🤖 AI Summary
This work addresses the challenge that existing large-scale multimodal models struggle to accurately answer anomaly-related questions in complex industrial scenarios due to a lack of domain-specific knowledge. To overcome this limitation, the authors propose a juxtaposed domain-context mechanism that constructs fine-grained visual contrasts by placing query images alongside normal reference images. Furthermore, they introduce a domain-oriented reasoning pipeline that integrates supervised fine-tuning with GRPO-based reinforcement learning to effectively inject industrial prior knowledge into the model.

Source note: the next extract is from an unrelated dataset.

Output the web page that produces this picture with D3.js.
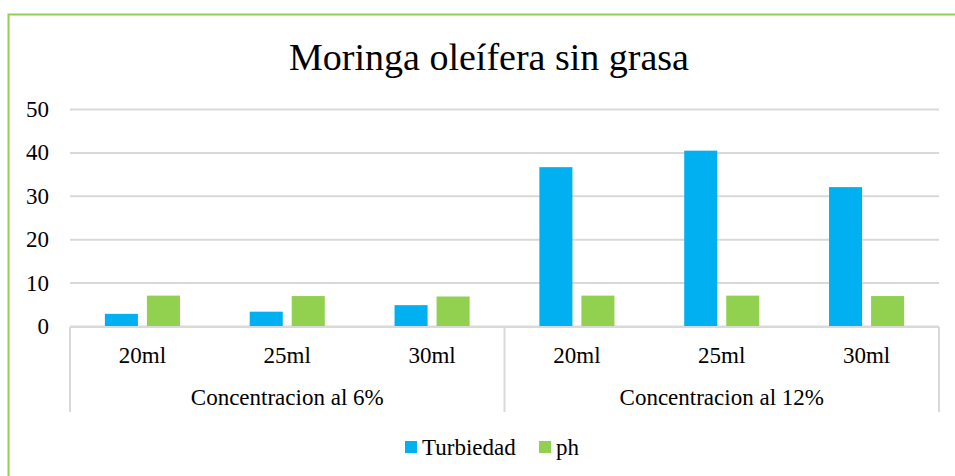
<!DOCTYPE html>
<meta charset="utf-8">
<style>
body { margin: 0; background: #fff; }
svg { font-family: 'Liberation Serif', 'Times New Roman', serif; }
.grid line { stroke: #d9d9d9; stroke-width: 2px; }
.grid path { display: none; }
.axis text { font-size: 23px; fill: #000; }
</style>
<body>
<script src="https://cdn.jsdelivr.net/npm/d3@7"></script>
<script>

// data
var groups = ["Concentracion al 6%", "Concentracion al 12%"];
var volumes = ["20ml", "25ml", "30ml"];
var turbiedad = [2.8, 3.3, 4.8, 36.6, 40.4, 32.0];
var ph = [7.0, 6.9, 6.8, 7.0, 7.0, 6.9];
var seriesNames = ["Turbiedad", "ph"];
var colors = ["#00b0f0", "#92d050"];
var yTicks = [0, 10, 20, 30, 40, 50];

var W = 955, H = 476;
var plotL = 70, plotR = 939, plotT = 109, plotB = 326;

var svg = d3.select("body").append("svg")
    .attr("width", W)
    .attr("height", H);

// green frame (left + top)
svg.append("path")
    .attr("d", "M8.5," + H + "V14.5H" + W)
    .attr("fill", "none")
    .attr("stroke", "#92d050")
    .attr("stroke-width", 2);

// title
svg.append("text")
    .attr("x", 489)
    .attr("y", 70)
    .attr("text-anchor", "middle")
    .style("font-size", "38px")
    .text("Moringa oleífera sin grasa");

// rows: one per group/volume
var cats = [];
groups.forEach(function(g) {
  volumes.forEach(function(v) { cats.push(g + "|" + v); });
});
var rows = cats.map(function(c, i) {
  return { key: c, vol: c.split("|")[1], values: [turbiedad[i], ph[i]] };
});

var x = d3.scaleBand().domain(cats).range([plotL, plotR]);
var x1 = d3.scaleBand().domain(seriesNames).range([0, x.bandwidth()]).paddingInner(0.214).paddingOuter(0.83);
var y = d3.scaleLinear().domain([0, 50]).range([plotB, plotT]);

// gridlines
svg.append("g")
    .attr("class", "grid")
    .attr("transform", "translate(" + plotL + ",0)")
    .call(d3.axisLeft(y).tickValues(yTicks).tickSize(-(plotR - plotL)).tickFormat(""));

// y labels
svg.append("g")
    .attr("class", "axis")
    .selectAll("text")
    .data(yTicks)
    .enter().append("text")
    .attr("x", 49)
    .attr("y", function(d) { return y(d); })
    .attr("dy", "0.35em")
    .attr("text-anchor", "end")
    .text(function(d) { return d; });

// bars
var cat = svg.append("g").selectAll("g")
    .data(rows)
    .enter().append("g")
    .attr("transform", function(d) { return "translate(" + x(d.key) + ",0)"; });

cat.selectAll("rect")
    .data(function(d) { return d.values.map(function(v, i) { return { s: seriesNames[i], v: v, c: colors[i] }; }); })
    .enter().append("rect")
    .attr("x", function(d) { return x1(d.s); })
    .attr("width", x1.bandwidth())
    .attr("y", function(d) { return y(d.v); })
    .attr("height", function(d) { return y(0) - y(d.v); })
    .attr("fill", function(d) { return d.c; });

// category axis box
var axisG = svg.append("g").attr("class", "axis");
axisG.append("line")
    .attr("x1", plotL).attr("x2", plotR)
    .attr("y1", plotB + 1).attr("y2", plotB + 1)
    .attr("stroke", "#d9d9d9").attr("stroke-width", 2);

var sepX = [plotL, x(cats[3]), plotR];
axisG.selectAll("line.sep")
    .data(sepX)
    .enter().append("line")
    .attr("class", "sep")
    .attr("x1", function(d) { return d; })
    .attr("x2", function(d) { return d; })
    .attr("y1", plotB + 1)
    .attr("y2", 412)
    .attr("stroke", "#d9d9d9").attr("stroke-width", 2);

axisG.selectAll("text.vol")
    .data(rows)
    .enter().append("text")
    .attr("class", "vol")
    .attr("x", function(d) { return x(d.key) + x.bandwidth() / 2; })
    .attr("y", 363)
    .attr("text-anchor", "middle")
    .text(function(d) { return d.vol; });

axisG.selectAll("text.grp")
    .data(groups)
    .enter().append("text")
    .attr("class", "grp")
    .attr("x", function(d, i) { return (sepX[i] + sepX[i + 1]) / 2; })
    .attr("y", 405)
    .attr("text-anchor", "middle")
    .text(function(d) { return d; });

// legend
var legendX = [405, 539];
var legend = svg.append("g").selectAll("g")
    .data(seriesNames)
    .enter().append("g")
    .attr("transform", function(d, i) { return "translate(" + legendX[i] + ",441)"; });

legend.append("rect")
    .attr("width", 12)
    .attr("height", 12)
    .attr("fill", function(d, i) { return colors[i]; });

legend.append("text")
    .attr("x", 17)
    .attr("y", 14)
    .style("font-size", "23px")
    .text(function(d) { return d; });

</script>
</body>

Evaluated on the MMAD benchmark, the proposed approach significantly outperforms Qwen2.5-VL-7B and GPT-4o, demonstrating that combining visual contrast with domain-specific knowledge substantially enhances the accuracy of industrial anomaly question answering.
📝 Abstract
Industrial anomaly detection has been significantly advanced by Large Multimodal Models (LMMs), enabling diverse human instructions beyond detection, particularly through visually grounded reasoning for better image understanding. However, LMMs lack domain-specific knowledge, which limits their ability to generate accurate responses in complex industrial scenarios. In this work, we present JUDO, Juxtaposed Domain-Oriented Multimodal Reasoner, a framework that efficiently incorporates domain knowledge and context in visual and textual reasoning. Through visual reasoning, our model segments the defect region by juxtaposing query images with normal images as visual domain context, enabling a fine-grained visual comparative inspection. Furthermore, we inject domain knowledge through supervised fine-tuning (SFT) to enhance context understanding and subsequently guide domain reasoning through reinforcement learning (GRPO) with tailored rewards, opting for a domain-oriented reasoning process. Experimental results demonstrate that JUDO achieves superior performance on the MMAD benchmark, surpassing models such as Qwen2.5-VL-7B and GPT-4o. These results highlight the importance of enhancing domain knowledge and context for effective reasoning in anomaly understanding.